Reviews The Paragon

Songs My Brothers Taught Me

In growing up at the Pine Ridge Indian Reservation, Johnny (John Reddy) has observed the ailments of his people and experienced the poverty of their living conditions his entire life. He forms sentiments about them and their life choices and meets both with uncertainty. In some regards, he feels he doesn’t understand his tribe and he desires to escape from it.

Songs My Brothers Taught MeWhen breaking a horse, Johnny observes that “anything that runs wild [has] something bad in them. You want to leave some of that in there” in order for the horse to thrive. It is with this mentality that Johnny teaches his younger sister, Jashaun (JaShaun St. John), to be strong and to participate in boxing. Johnny believes that their upbringing forces them to be in perpetual alert, to have to look out for each other. When asked in high school about what he wants to be when he grows up, Johnny answers that he wants to be a boxer and is the only one of three students who wish to be anything other than a bull rider.

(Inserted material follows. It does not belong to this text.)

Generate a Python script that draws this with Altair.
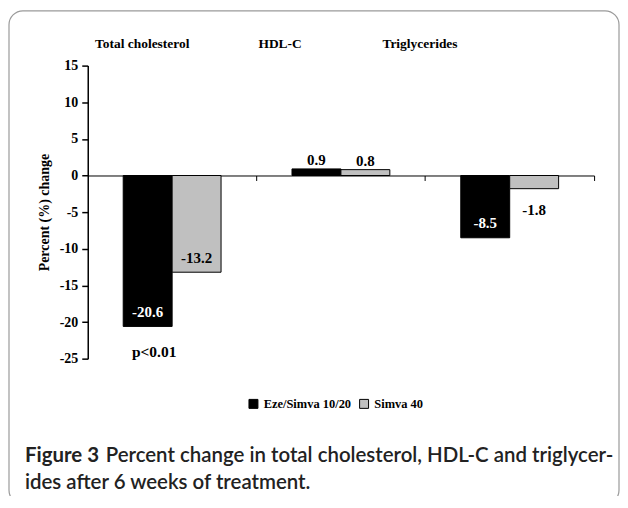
import altair as alt
import pandas as pd

categories = ["Total cholesterol", "HDL-C", "Triglycerides"]
groups = ["Eze/Simva 10/20", "Simva 40"]
eze_values = [-20.6, 0.9, -8.5]
simva_values = [-13.2, 0.8, -1.8]
y_ticks = [15, 10, 5, 0, -5, -10, -15, -20, -25]
p_note = "p<0.01"
p_note_y = -24.1
caption_bold = "Figure 3"
caption_line1 = "Percent change in total cholesterol, HDL-C and triglycer-"
caption_line2 = "ides after 6 weeks of treatment."

rows = []
for c, a, b in zip(categories, eze_values, simva_values):
    rows.append({"category": c, "group": groups[0], "value": a})
    rows.append({"category": c, "group": groups[1], "value": b})
df = pd.DataFrame(rows)

SERIF = "Liberation Serif"
W, H = 508, 294

xscale = alt.Scale(domain=categories, paddingInner=0, paddingOuter=0)
xoff_scale = alt.Scale(domain=groups, paddingInner=0, paddingOuter=0.725)
yscale = alt.Scale(domain=[-25, 15], nice=False, zero=False)

xaxis = alt.Axis(orient="bottom", offset=-H * 25 / 40, labels=False, title=None,
                 domainColor="black", domainWidth=1, tickColor="black",
                 tickSize=5, tickWidth=1, bandPosition=1, grid=False)
yaxis = alt.Axis(values=y_ticks, title="Percent (%) change", grid=False,
                 labelOverlap=False,
                 domainColor="black", domainWidth=1.5, tickColor="black",
                 tickSize=6, tickWidth=1.5, labelPadding=4,
                 labelFont=SERIF, labelFontSize=14, labelFontWeight="bold",
                 labelColor="black", labelExpr="'' + datum.value",
                 titleFont=SERIF, titleFontSize=14, titleFontWeight="bold",
                 titleColor="black", titlePadding=8)

X = alt.X("category:N", sort=categories, scale=xscale, axis=xaxis, title=None)
XO = alt.XOffset("group:N", sort=groups, scale=xoff_scale)

bars = alt.Chart(df).mark_bar(stroke="black", strokeWidth=1).encode(
    x=X,
    xOffset=XO,
    y=alt.Y("value:Q", scale=yscale, axis=yaxis, title="Percent (%) change"),
    color=alt.Color("group:N", sort=groups,
                    scale=alt.Scale(domain=groups, range=["#000000", "#c0c0c0"]),
                    legend=alt.Legend(orient="none", legendX=160, legendY=333,
                                      direction="horizontal", title=None,
                                      symbolType="square", symbolSize=81,
                                      symbolStrokeColor="black", symbolStrokeWidth=1,
                                      labelFont=SERIF, labelFontSize=12.5,
                                      labelFontWeight="bold", labelColor="black",
                                      labelOffset=4, columnPadding=5, padding=0)),
)

labels = alt.Chart(df).transform_calculate(
    ly="datum.value >= 0 ? datum.value + 1.15 : (datum.value > -5 ? datum.value - 2.85 : datum.value + 1.95)",
    txt="'' + datum.value",
    tcolor="(datum.group == '" + groups[0] + "' && datum.value < -5) ? 'white' : 'black'",
).mark_text(font=SERIF, fontSize=15, fontWeight="bold", baseline="middle").encode(
    x=X,
    xOffset=XO,
    y=alt.Y("ly:Q", scale=yscale, axis=yaxis, title="Percent (%) change"),
    text="txt:N",
    color=alt.Color("tcolor:N", scale=None),
)

top_dx = [-30, -61, -90]
top_layers = []
for cat, dx in zip(categories, top_dx):
    top_layers.append(
        alt.Chart(pd.DataFrame({"category": [cat]})).mark_text(
            font=SERIF, fontSize=13.5, fontWeight="bold", color="black", dx=dx,
            baseline="middle").encode(
            x=X,
            y=alt.value(-22),
            text="category:N",
        )
    )

pnote = alt.Chart(pd.DataFrame({"category": [categories[0]], "y": [p_note_y], "t": [p_note]})).mark_text(
    font=SERIF, fontSize=15.5, fontWeight="bold", color="black", dx=-18, baseline="middle"
).encode(
    x=X,
    y=alt.Y("y:Q", scale=yscale, axis=yaxis, title="Percent (%) change"),
    text="t:N",
)

one = pd.DataFrame({"a": [caption_bold], "b": [caption_line1], "c": [caption_line2]})
CAP = "Lato"
CAP_SEMI = "Lato Semibold"
cap1 = alt.Chart(one).mark_text(font=CAP, fontSize=20.5, fontWeight="bold", color="#222",
                                align="left", baseline="alphabetic").encode(
    x=alt.value(-63), y=alt.value(398), text="a:N")
cap2 = alt.Chart(one).mark_text(font=CAP_SEMI, fontSize=20.5, color="#222",
                                align="left", baseline="alphabetic").encode(
    x=alt.value(18), y=alt.value(398), text="b:N")
cap3 = alt.Chart(one).mark_text(font=CAP_SEMI, fontSize=20.5, color="#222",
                                align="left", baseline="alphabetic").encode(
    x=alt.value(-63), y=alt.value(425), text="c:N")

frame = alt.Chart(one).mark_rect(fillOpacity=0, stroke="#9a9a9a", strokeWidth=1.2,
                                 cornerRadius=14).encode(
    x=alt.value(-79), x2=alt.value(533), y=alt.value(-55), y2=alt.value(440))

chart = alt.layer(frame, bars, labels, pnote, *top_layers, cap1, cap2, cap3).properties(
    width=W, height=H,
    autosize=alt.AutoSizeParams(type="none"),
    padding={"left": 80, "top": 57, "right": 26, "bottom": 137},
).configure(background="white", view=alt.ViewConfig(stroke=None))

chart.save("out.html", embed_options={"renderer": "svg", "actions": False})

Scenes with Johnny and Jashaun are adorable, demonstrating the care that the two siblings have for each other. He carries her on his shoulders, plays games with her, and when she is upset, he tries to make her feel happier. Jashaun’s youthful innocence is characterized through her enjoyment of hearing ‘Thrift Shop’, a kind of song that many children enjoy thoroughly and some adults cannot stand in the slightest. It is during a drive that Johnny turns this song up for her to make her smile.

Near the start of the film, Johnny and Jashaun’s biological father dies. His funeral is attended by a number of his twenty-five children he had with his “nine or so” wives. Despite their father’s negligence throughout their childhood, Jashaun’s most valued possession is a jacket of his. Songs My Brothers Taught Me speaks to the strength of resilience as Johnny is a father-figure to Jashaun where her own father was absent.

Johnny sells alcohol at lucrative prices to members of the tribe in order to earn enough money to buy a car and escape to Los Angeles with his girlfriend. He feels a touch of guilt that he helps to fuel the alcohol addiction and dependency that much of the tribe suffers from.

Johnny’s older brother Cody is in prison and his few scenes with his mother (Irene Bedard) are of vital significance to Songs My Brothers Taught Me. Cody prefers to be in prison than at home and it’s likely because of his influence that Johnny seeks escape from his upbringing. When his mother informs him during a visit that she is attending church more often and that it is helping, he tells her not to “make God another man you abandon your true love for”, hinting his discontent with his absent father.

When Jashaun realizes that it only is closer and closer to Johnny leaving their tribe, she becomes saddened and tries to distance herself from Johnny. She spends time with Travis (Travis Lone Hill), an older clothing artist covered from head to toe in tattoos. He becomes the second brother the title of the film references and shares the trait with Johnny that he feels trapped by upbringing. Travis strives to live and appear as alternative as a means of self-expression and exhibiting his independence. Despite his appearance and our concern for Jashaun as she spends more time with him, Travis protects Jashaun from his friends, telling them that she is his sister when she walks in on them drinking (she may very well be his sister however, considering her father).

Jashaun learns through observing Johnny and Travis. She is taught how to fit in by her brothers that attempted to be different yet failed in some regard. Later in the film, Jashaun visits prison where she sees Travis being pat down before being able to talk with her through the telephone. She does not look away in shame when Travis is pat down; she neglects to see it as a humiliating gesture and she knows this does not make him any less of a person in her eyes or lessen her care for him. Jashaun “sees things [Johnny and Travis don’t] know” about their upbringing. She learns to embrace their upbringing whereas Johnny and Travis attempt to erase it.

The most emotive scenes in Songs My Brothers Taught Me are the ones that are silent like that when Jashaun sees Travis in prison. We see characters alternately toil and accept the suffering in their lives. Despite the potential to exploit the beauty of the landscapes, Chloé Zhao focuses predominately on characters rather than scenery with a humanistic handheld camera documenting nearly every scene. Weighing the circumstances leads us to form our response to the film rather than its imagery. Zhao excels at using the non-diagetic aspects of filmmaking- music, voiceover- to immerse us within the film.

When watching Songs My Brothers Taught Me, I think of my father- his childhood in Loggades, a small village in Greece, and his immigration to the United States to become a pilot when he was eighteen. I consider the lengths he went to make his travel possible and the conversation he must have had with his mother (likely similar to one Johnny shares with his) about when he would come back next to visit. I think of his sacrifices and I wonder if there was ever a time he felt he had to escape his upbringing.

In a moment of reflection, Johnny notes that is necessary to know which way to lean in the wind so that it doesn’t blow you away. He throws a handful of dirt into the air and it returns to the earth as it always will, a likely metaphor for his final acceptance of his upbringing.